>> Start EXERCISE INPUT
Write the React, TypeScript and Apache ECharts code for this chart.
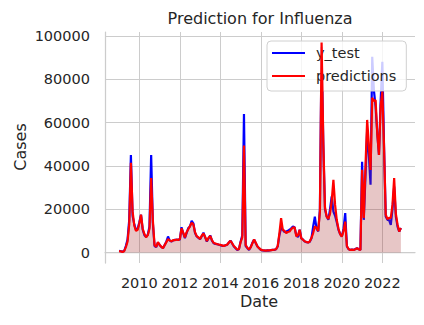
import React, { useEffect, useRef } from "react";
import * as echarts from "echarts";

const startYear = 2009;
// monthly values, Jan 2009 .. Dec 2022
const yTest = [
  800, 600, 400, 700, 3000, 6000, 15000, 45100, 17000, 13000, 10500, 11000,
  14000, 17400, 10500, 8000, 7200, 8200, 12000, 45100, 13700, 3000, 2500, 4500,
  3500, 2600, 2000, 3500, 5000, 7400, 5500, 5100, 5500, 5900, 5900, 6000,
  5900, 11700, 9000, 6600, 9000, 11300, 12000, 14600, 13500, 9000, 7400, 6800,
  6200, 7500, 9200, 7000, 5100, 6500, 7900, 5500, 4300, 4000, 3900, 3600,
  3400, 3100, 3100, 3300, 3600, 4500, 5500, 4200, 2800, 2000, 1200, 1500,
  5000, 8000, 64000, 3000, 2000, 1200, 2500, 4500, 6000, 4300, 2800, 2000,
  1200, 1000, 900, 900, 1000, 900, 1100, 1200, 1200, 1500, 2800, 8000,
  11400, 10500, 9500, 9700, 10000, 10500, 11200, 12000, 11700, 8000, 7100, 10500,
  6500, 5900, 5100, 4800, 4600, 5000, 6600, 12000, 16600, 11000, 9700, 20000,
  95000, 50000, 20000, 16600, 15100, 20000, 25900, 18900, 17000, 14000, 10500, 8500,
  7400, 11000, 18200, 2800, 1500, 1200, 1300, 1200, 1600, 2000, 1500, 1200,
  42000, 15100, 35000, 56700, 45000, 31300, 90500, 75000, 67400, 55000, 45100, 70000,
  88200, 49000, 16600, 15100, 15000, 12800, 20000, 30500, 16600, 12000, 9700, 11300,
];
const predictions = [
  600, 500, 300, 600, 2500, 5000, 13000, 41500, 19000, 12500, 10000, 10500,
  13500, 17500, 11000, 8500, 7000, 8000, 11000, 34400, 15000, 3500, 2600, 4800,
  3600, 2700, 2000, 3400, 4800, 6200, 5600, 5200, 5700, 5700, 6000, 5800,
  6200, 11200, 9200, 7000, 9400, 10800, 12200, 13800, 13000, 9400, 7600, 7000,
  6300, 7800, 8800, 7200, 5300, 6800, 7700, 5800, 4500, 4200, 3900, 3700,
  3500, 3300, 3000, 3400, 3600, 4600, 5400, 4300, 3000, 2200, 1400, 1500,
  4800, 7000, 49500, 3500, 2200, 1400, 2500, 4300, 6000, 4500, 2800, 2000,
  1300, 1100, 1000, 900, 1000, 1000, 1100, 1200, 1300, 1500, 3000, 9000,
  15900, 10500, 10000, 9000, 9500, 9700, 10800, 11500, 11700, 7500, 8000, 10500,
  6500, 5900, 5200, 4900, 4600, 5200, 6800, 9000, 12000, 11500, 10000, 19000,
  97100, 52000, 21000, 16600, 15500, 18000, 24000, 33600, 22000, 15000, 11000, 8500,
  7400, 10000, 14300, 3000, 1600, 1200, 1300, 1200, 1500, 2000, 1500, 1200,
  38200, 16000, 40000, 61300, 50000, 38200, 71500, 70000, 70500, 55000, 45100, 68000,
  74400, 49000, 17500, 15500, 16000, 16000, 22000, 34400, 18000, 13000, 9700, 11300,
];
const xTicks = [2010, 2012, 2014, 2016, 2018, 2020, 2022];
const yTicks = [0, 20000, 40000, 60000, 80000, 100000];
const titleText = "Prediction for Influenza";
const xLabel = "Date";
const yLabel = "Cases";

const FONT = "DejaVu Sans";
const TXT = "#262626";
const GRID = "#cccccc";

export default function App() {
  const ref = useRef<HTMLDivElement>(null);
  useEffect(() => {
    if (!ref.current) return;
    const chart = echarts.init(ref.current, null, { renderer: "svg" });
    const toPairs = (arr: number[]) => arr.map((v, i) => [startYear + i / 12, v]);
    const n = yTest.length;
    const x0 = startYear;
    const x1 = startYear + (n - 1) / 12;
    const xm = (x1 - x0) * 0.05;
    const allVals = yTest.concat(predictions);
    const yMaxD = Math.max(...allVals);
    const yMinD = 0;
    const ym = (yMaxD - yMinD) * 0.05;
    chart.setOption({
      animation: false,
      backgroundColor: "#ffffff",
      textStyle: { fontFamily: FONT },
      grid: { left: 105, right: 9, top: 32, bottom: 62, containLabel: false },
      xAxis: {
        type: "value",
        min: x0 - xm,
        max: x1 + xm,
        axisLine: { show: true, lineStyle: { color: GRID, width: 1.25 } },
        axisTick: { show: false, customValues: xTicks },
        axisLabel: {
          customValues: xTicks,
          formatter: (v: number) => String(Math.round(v)),
          fontSize: 14.5,
          color: TXT,
          fontFamily: FONT,
          margin: 12,
        },
        splitLine: { show: true, lineStyle: { color: GRID, width: 1 } },
      },
      yAxis: {
        type: "value",
        min: yMinD - ym,
        max: yMaxD + ym,
        axisLine: { show: true, lineStyle: { color: GRID, width: 1.25 } },
        axisTick: { show: false, customValues: yTicks },
        axisLabel: {
          customValues: yTicks,
          formatter: (v: number) => String(Math.round(v)),
          fontSize: 14.5,
          color: TXT,
          fontFamily: FONT,
          margin: 15,
        },
        splitLine: { show: true, lineStyle: { color: GRID, width: 1 } },
      },
      legend: {
        orient: "vertical",
        left: 267,
        top: 41,
        padding: [4, 10, 7, 5],
        icon: "rect",
        itemWidth: 33,
        itemHeight: 2.2,
        itemGap: 7,
        backgroundColor: "rgba(255,255,255,0.8)",
        borderColor: "#d0d0d0",
        borderWidth: 1,
        borderRadius: 4,
        textStyle: {
          fontSize: 14.5,
          color: TXT,
          fontFamily: FONT,
          lineHeight: 16,
          padding: [0, 0, 0, 6],
        },
        data: ["y_test", "predictions"],
      },
      series: [
        {
          name: "y_test",
          type: "line",
          symbol: "none",
          data: toPairs(yTest),
          lineStyle: { color: "#0000ff", width: 2.2 },
          itemStyle: { color: "#0000ff" },
          z: 3,
        },
        {
          name: "predictions",
          type: "line",
          symbol: "none",
          data: toPairs(predictions),
          lineStyle: { color: "#ff0000", width: 2.2 },
          itemStyle: { color: "#ff0000" },
          areaStyle: { color: "rgba(165,42,42,0.38)", origin: 0 },
          z: 4,
        },
      ],
      graphic: [
        {
          type: "text",
          x: 260,
          y: 18,
          style: {
            text: titleText,
            fontSize: 16,
            fontFamily: FONT,
            fill: TXT,
            align: "center",
            verticalAlign: "middle",
          },
        },
        {
          type: "text",
          x: 259,
          y: 301,
          style: {
            text: xLabel,
            fontSize: 16,
            fontFamily: FONT,
            fill: TXT,
            align: "center",
            verticalAlign: "middle",
          },
        },
        {
          type: "text",
          x: 20,
          y: 147,
          rotation: Math.PI / 2,
          style: {
            text: yLabel,
            fontSize: 16,
            fontFamily: FONT,
            fill: TXT,
            align: "center",
            verticalAlign: "middle",
          },
        },
      ],
    });
    return () => chart.dispose();
  }, []);
  return (
    <div
      ref={ref}
      style={{ position: "fixed", left: 0, top: 0, width: 424, height: 325, background: "#fff" }}
    />
  );
}
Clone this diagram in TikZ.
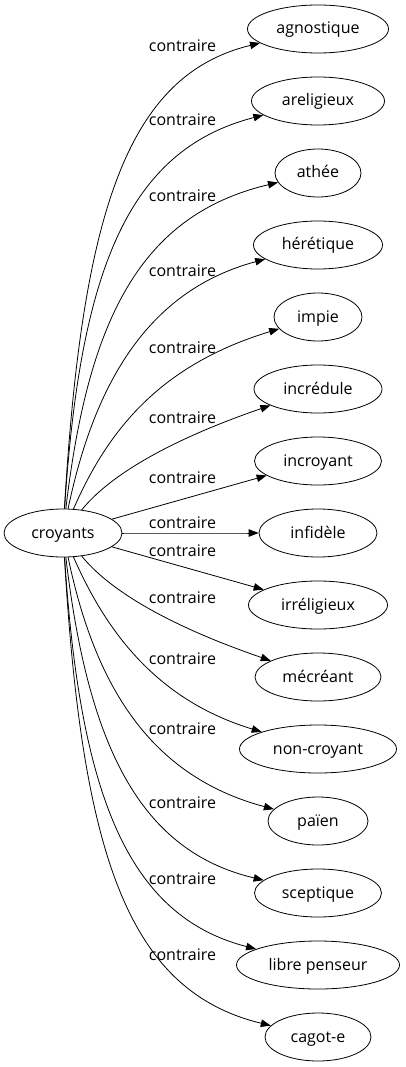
\documentclass[tikz,border=0pt]{standalone}
\usepackage{fontspec}
\setmainfont{Open Sans}
\usetikzlibrary{arrows.meta,shapes.geometric}
\tikzset{
  lemma/.style={draw,ellipse,line width=0.8pt,inner sep=0pt,minimum height=48pt,
    text height=12pt,text depth=2pt,font=\fontsize{16}{19}\selectfont},
  rel/.style={-{Triangle[length=10pt,width=7.5pt]},line width=0.8pt},
  rellab/.style={anchor=base,inner sep=0pt,font=\fontsize{16}{19}\selectfont},
}

\begin{document}
\begin{tikzpicture}[x=1pt,y=-1pt]
  \useasboundingbox (0,0) rectangle (405,1067);
  \node[lemma,minimum width=118pt] (croyants) at (63,533) {croyants};
  % name/text/width/y/control points/label baseline
  \foreach \n/\t/\w/\y/\a/\b/\c/\d/\l [count=\i] in {
      agnostique/agnostique/141/29/82/210/128/75/52,
      areligieux/areligieux/133/101/80/270/128/150/126,
      athee/athée/86/173/88/320/140/215/202,
      heretique/hérétique/129/245/95/380/150/290/276,
      impie/impie/88/317/108/430/160/365/353,
      incredule/incrédule/128/389/110/475/170/440/423,
      incroyant/incroyant/127/461/150/508.4/220/488.7/483,
      infidele/infidèle/118/533/150/533/220/533/528,
      irreligieux/irréligieux/139/605/150/557.6/220/577.3/556,
      mecreant/mécréant/126/677/110/591/170/626/603,
      noncroyant/non-croyant/157/749/108/636/160/701/664,
      paien/païen/100/821/95/686/150/776/734,
      sceptique/sceptique/127/893/88/746/140/851/808,
      librepenseur/libre penseur/163/965/80/796/128/916/884,
      cagote/cagot-e/106/1037/82/856/128/991/960}
  {
    \node[lemma,minimum width=\w pt] (\n) at (318,\y) {\t};
    \draw[rel] (croyants) .. controls (\a,\b) and (\c,\d) .. (\n);
    \node[rellab] (lab\i) at (182.5,\l) {contraire};
  }
\end{tikzpicture}
\end{document}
>> End EXERCISE INPUT
### EXERCISE TASK
Begin at the top of the records above and retype each line exactly until the line containing "import * as", which is included. Skip all pictures.

### FULL SOLUTION
Write the React, TypeScript and Apache ECharts code for this chart.
import React, { useEffect, useRef } from "react";
import * as echarts from "echarts";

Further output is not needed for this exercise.